**PROBLEM**: Copy the lines below as they are; omit the images they contain.

**SOURCE DATA**:

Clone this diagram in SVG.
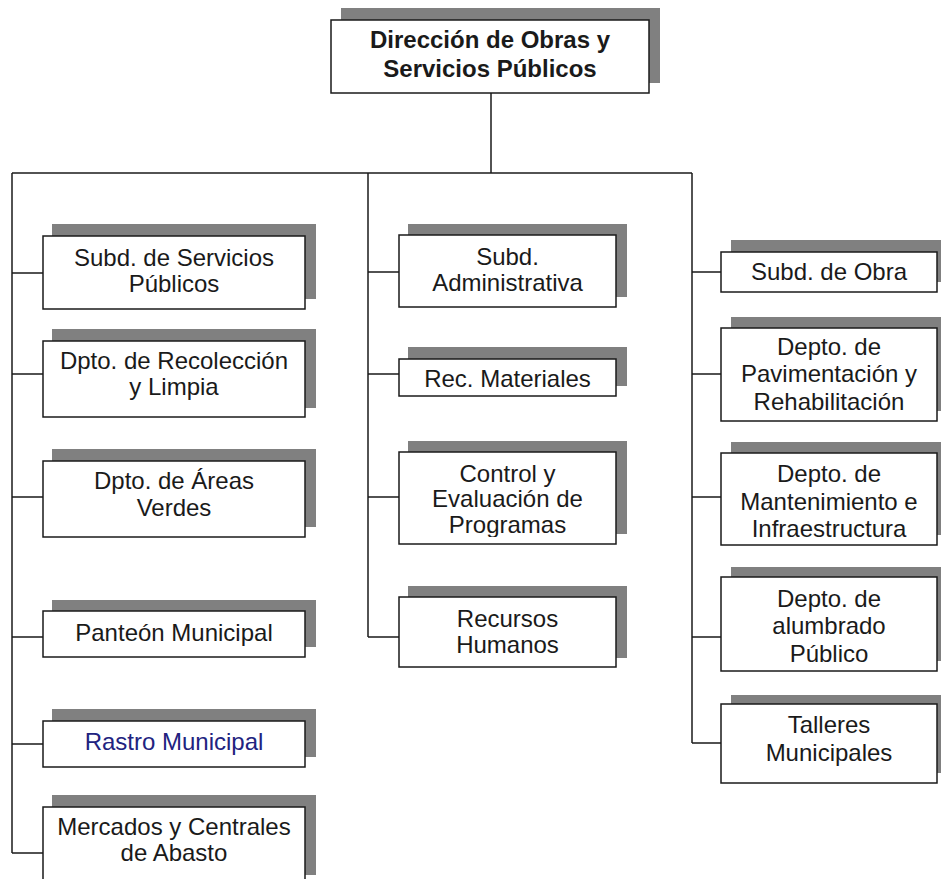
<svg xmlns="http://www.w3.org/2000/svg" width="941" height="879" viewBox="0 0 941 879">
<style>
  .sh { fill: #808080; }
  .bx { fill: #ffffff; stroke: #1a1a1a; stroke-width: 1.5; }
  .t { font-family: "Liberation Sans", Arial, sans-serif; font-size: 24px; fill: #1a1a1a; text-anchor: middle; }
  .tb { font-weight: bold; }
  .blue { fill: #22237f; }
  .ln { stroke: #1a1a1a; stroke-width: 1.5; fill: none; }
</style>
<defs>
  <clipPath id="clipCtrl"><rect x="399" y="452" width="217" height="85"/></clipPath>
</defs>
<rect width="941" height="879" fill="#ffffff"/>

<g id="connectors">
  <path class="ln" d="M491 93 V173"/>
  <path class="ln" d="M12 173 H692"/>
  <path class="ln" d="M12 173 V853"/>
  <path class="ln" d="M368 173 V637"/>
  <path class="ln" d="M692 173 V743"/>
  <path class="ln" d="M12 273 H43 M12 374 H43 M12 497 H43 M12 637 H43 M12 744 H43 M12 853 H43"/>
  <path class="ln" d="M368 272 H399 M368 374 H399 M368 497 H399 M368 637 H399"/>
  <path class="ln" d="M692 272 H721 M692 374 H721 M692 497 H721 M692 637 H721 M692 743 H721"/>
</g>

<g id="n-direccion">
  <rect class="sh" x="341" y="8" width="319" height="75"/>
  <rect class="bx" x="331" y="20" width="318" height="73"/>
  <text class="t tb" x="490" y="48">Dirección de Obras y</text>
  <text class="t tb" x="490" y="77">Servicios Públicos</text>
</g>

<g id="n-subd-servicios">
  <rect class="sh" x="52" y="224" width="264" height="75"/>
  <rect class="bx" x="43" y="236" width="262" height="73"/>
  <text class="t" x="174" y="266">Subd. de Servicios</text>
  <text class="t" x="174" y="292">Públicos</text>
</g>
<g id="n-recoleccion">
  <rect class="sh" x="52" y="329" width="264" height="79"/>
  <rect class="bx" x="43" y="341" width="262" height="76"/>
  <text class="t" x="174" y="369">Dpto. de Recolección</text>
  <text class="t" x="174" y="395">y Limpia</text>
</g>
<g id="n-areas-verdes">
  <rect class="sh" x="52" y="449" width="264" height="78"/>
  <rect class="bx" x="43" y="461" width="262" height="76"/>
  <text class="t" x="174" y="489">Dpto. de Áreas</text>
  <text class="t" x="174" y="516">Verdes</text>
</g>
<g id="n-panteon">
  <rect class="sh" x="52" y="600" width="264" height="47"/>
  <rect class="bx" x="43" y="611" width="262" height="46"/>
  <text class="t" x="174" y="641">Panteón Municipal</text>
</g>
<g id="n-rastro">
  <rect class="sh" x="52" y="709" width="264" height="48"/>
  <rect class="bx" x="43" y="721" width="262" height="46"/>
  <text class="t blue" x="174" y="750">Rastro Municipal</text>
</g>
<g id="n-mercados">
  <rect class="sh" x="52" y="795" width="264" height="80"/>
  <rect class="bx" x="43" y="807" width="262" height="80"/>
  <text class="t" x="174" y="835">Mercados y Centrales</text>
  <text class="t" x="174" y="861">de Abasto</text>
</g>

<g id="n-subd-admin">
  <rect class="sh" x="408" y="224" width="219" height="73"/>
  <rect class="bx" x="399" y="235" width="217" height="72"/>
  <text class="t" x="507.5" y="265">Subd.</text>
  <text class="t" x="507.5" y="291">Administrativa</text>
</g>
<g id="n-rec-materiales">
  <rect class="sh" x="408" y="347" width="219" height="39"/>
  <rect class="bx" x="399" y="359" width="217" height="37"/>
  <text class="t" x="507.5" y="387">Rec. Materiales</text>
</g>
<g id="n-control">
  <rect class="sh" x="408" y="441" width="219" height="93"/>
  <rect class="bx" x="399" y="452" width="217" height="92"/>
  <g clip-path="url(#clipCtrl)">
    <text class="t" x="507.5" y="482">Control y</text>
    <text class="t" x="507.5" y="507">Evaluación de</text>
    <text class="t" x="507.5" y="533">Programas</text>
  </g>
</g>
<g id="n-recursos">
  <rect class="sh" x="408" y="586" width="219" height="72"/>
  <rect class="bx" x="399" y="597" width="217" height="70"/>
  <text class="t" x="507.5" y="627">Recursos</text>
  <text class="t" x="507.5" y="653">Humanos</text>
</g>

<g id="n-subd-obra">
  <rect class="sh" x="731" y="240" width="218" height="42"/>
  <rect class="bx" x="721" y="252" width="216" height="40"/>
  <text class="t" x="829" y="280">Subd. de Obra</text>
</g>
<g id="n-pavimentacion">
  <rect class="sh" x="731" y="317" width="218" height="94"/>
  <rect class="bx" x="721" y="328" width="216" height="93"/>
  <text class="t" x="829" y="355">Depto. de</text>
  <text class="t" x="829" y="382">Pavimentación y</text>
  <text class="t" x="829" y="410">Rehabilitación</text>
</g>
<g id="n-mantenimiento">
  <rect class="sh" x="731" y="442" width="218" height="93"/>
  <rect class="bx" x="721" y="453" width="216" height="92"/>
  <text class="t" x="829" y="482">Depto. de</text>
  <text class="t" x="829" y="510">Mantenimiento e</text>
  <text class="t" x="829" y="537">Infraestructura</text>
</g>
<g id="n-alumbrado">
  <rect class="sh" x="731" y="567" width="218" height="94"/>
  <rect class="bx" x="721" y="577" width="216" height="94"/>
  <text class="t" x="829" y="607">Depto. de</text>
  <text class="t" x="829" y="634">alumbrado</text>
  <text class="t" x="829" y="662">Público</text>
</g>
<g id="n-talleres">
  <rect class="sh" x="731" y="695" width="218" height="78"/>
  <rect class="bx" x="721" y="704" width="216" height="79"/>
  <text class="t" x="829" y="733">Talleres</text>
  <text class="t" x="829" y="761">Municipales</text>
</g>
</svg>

**REPLY**:
Clone this diagram in SVG.
<svg xmlns="http://www.w3.org/2000/svg" width="941" height="879" viewBox="0 0 941 879">
<style>
  .sh { fill: #808080; }
  .bx { fill: #ffffff; stroke: #1a1a1a; stroke-width: 1.5; }
  .t { font-family: "Liberation Sans", Arial, sans-serif; font-size: 24px; fill: #1a1a1a; text-anchor: middle; }
  .tb { font-weight: bold; }
  .blue { fill: #22237f; }
  .ln { stroke: #1a1a1a; stroke-width: 1.5; fill: none; }
</style>
<defs>
  <clipPath id="clipCtrl"><rect x="399" y="452" width="217" height="85"/></clipPath>
</defs>
<rect width="941" height="879" fill="#ffffff"/>

<g id="connectors">
  <path class="ln" d="M491 93 V173"/>
  <path class="ln" d="M12 173 H692"/>
  <path class="ln" d="M12 173 V853"/>
  <path class="ln" d="M368 173 V637"/>
  <path class="ln" d="M692 173 V743"/>
  <path class="ln" d="M12 273 H43 M12 374 H43 M12 497 H43 M12 637 H43 M12 744 H43 M12 853 H43"/>
  <path class="ln" d="M368 272 H399 M368 374 H399 M368 497 H399 M368 637 H399"/>
  <path class="ln" d="M692 272 H721 M692 374 H721 M692 497 H721 M692 637 H721 M692 743 H721"/>
</g>

<g id="n-direccion">
  <rect class="sh" x="341" y="8" width="319" height="75"/>
  <rect class="bx" x="331" y="20" width="318" height="73"/>
  <text class="t tb" x="490" y="48">Dirección de Obras y</text>
  <text class="t tb" x="490" y="77">Servicios Públicos</text>
</g>

<g id="n-subd-servicios">
  <rect class="sh" x="52" y="224" width="264" height="75"/>
  <rect class="bx" x="43" y="236" width="262" height="73"/>
  <text class="t" x="174" y="266">Subd. de Servicios</text>
  <text class="t" x="174" y="292">Públicos</text>
</g>
<g id="n-recoleccion">
  <rect class="sh" x="52" y="329" width="264" height="79"/>
  <rect class="bx" x="43" y="341" width="262" height="76"/>
  <text class="t" x="174" y="369">Dpto. de Recolección</text>
  <text class="t" x="174" y="395">y Limpia</text>
</g>
<g id="n-areas-verdes">
  <rect class="sh" x="52" y="449" width="264" height="78"/>
  <rect class="bx" x="43" y="461" width="262" height="76"/>
  <text class="t" x="174" y="489">Dpto. de Áreas</text>
  <text class="t" x="174" y="516">Verdes</text>
</g>
<g id="n-panteon">
  <rect class="sh" x="52" y="600" width="264" height="47"/>
  <rect class="bx" x="43" y="611" width="262" height="46"/>
  <text class="t" x="174" y="641">Panteón Municipal</text>
</g>
<g id="n-rastro">
  <rect class="sh" x="52" y="709" width="264" height="48"/>
  <rect class="bx" x="43" y="721" width="262" height="46"/>
  <text class="t blue" x="174" y="750">Rastro Municipal</text>
</g>
<g id="n-mercados">
  <rect class="sh" x="52" y="795" width="264" height="80"/>
  <rect class="bx" x="43" y="807" width="262" height="80"/>
  <text class="t" x="174" y="835">Mercados y Centrales</text>
  <text class="t" x="174" y="861">de Abasto</text>
</g>

<g id="n-subd-admin">
  <rect class="sh" x="408" y="224" width="219" height="73"/>
  <rect class="bx" x="399" y="235" width="217" height="72"/>
  <text class="t" x="507.5" y="265">Subd.</text>
  <text class="t" x="507.5" y="291">Administrativa</text>
</g>
<g id="n-rec-materiales">
  <rect class="sh" x="408" y="347" width="219" height="39"/>
  <rect class="bx" x="399" y="359" width="217" height="37"/>
  <text class="t" x="507.5" y="387">Rec. Materiales</text>
</g>
<g id="n-control">
  <rect class="sh" x="408" y="441" width="219" height="93"/>
  <rect class="bx" x="399" y="452" width="217" height="92"/>
  <g clip-path="url(#clipCtrl)">
    <text class="t" x="507.5" y="482">Control y</text>
    <text class="t" x="507.5" y="507">Evaluación de</text>
    <text class="t" x="507.5" y="533">Programas</text>
  </g>
</g>
<g id="n-recursos">
  <rect class="sh" x="408" y="586" width="219" height="72"/>
  <rect class="bx" x="399" y="597" width="217" height="70"/>
  <text class="t" x="507.5" y="627">Recursos</text>
  <text class="t" x="507.5" y="653">Humanos</text>
</g>

<g id="n-subd-obra">
  <rect class="sh" x="731" y="240" width="218" height="42"/>
  <rect class="bx" x="721" y="252" width="216" height="40"/>
  <text class="t" x="829" y="280">Subd. de Obra</text>
</g>
<g id="n-pavimentacion">
  <rect class="sh" x="731" y="317" width="218" height="94"/>
  <rect class="bx" x="721" y="328" width="216" height="93"/>
  <text class="t" x="829" y="355">Depto. de</text>
  <text class="t" x="829" y="382">Pavimentación y</text>
  <text class="t" x="829" y="410">Rehabilitación</text>
</g>
<g id="n-mantenimiento">
  <rect class="sh" x="731" y="442" width="218" height="93"/>
  <rect class="bx" x="721" y="453" width="216" height="92"/>
  <text class="t" x="829" y="482">Depto. de</text>
  <text class="t" x="829" y="510">Mantenimiento e</text>
  <text class="t" x="829" y="537">Infraestructura</text>
</g>
<g id="n-alumbrado">
  <rect class="sh" x="731" y="567" width="218" height="94"/>
  <rect class="bx" x="721" y="577" width="216" height="94"/>
  <text class="t" x="829" y="607">Depto. de</text>
  <text class="t" x="829" y="634">alumbrado</text>
  <text class="t" x="829" y="662">Público</text>
</g>
<g id="n-talleres">
  <rect class="sh" x="731" y="695" width="218" height="78"/>
  <rect class="bx" x="721" y="704" width="216" height="79"/>
  <text class="t" x="829" y="733">Talleres</text>
  <text class="t" x="829" y="761">Municipales</text>
</g>
</svg>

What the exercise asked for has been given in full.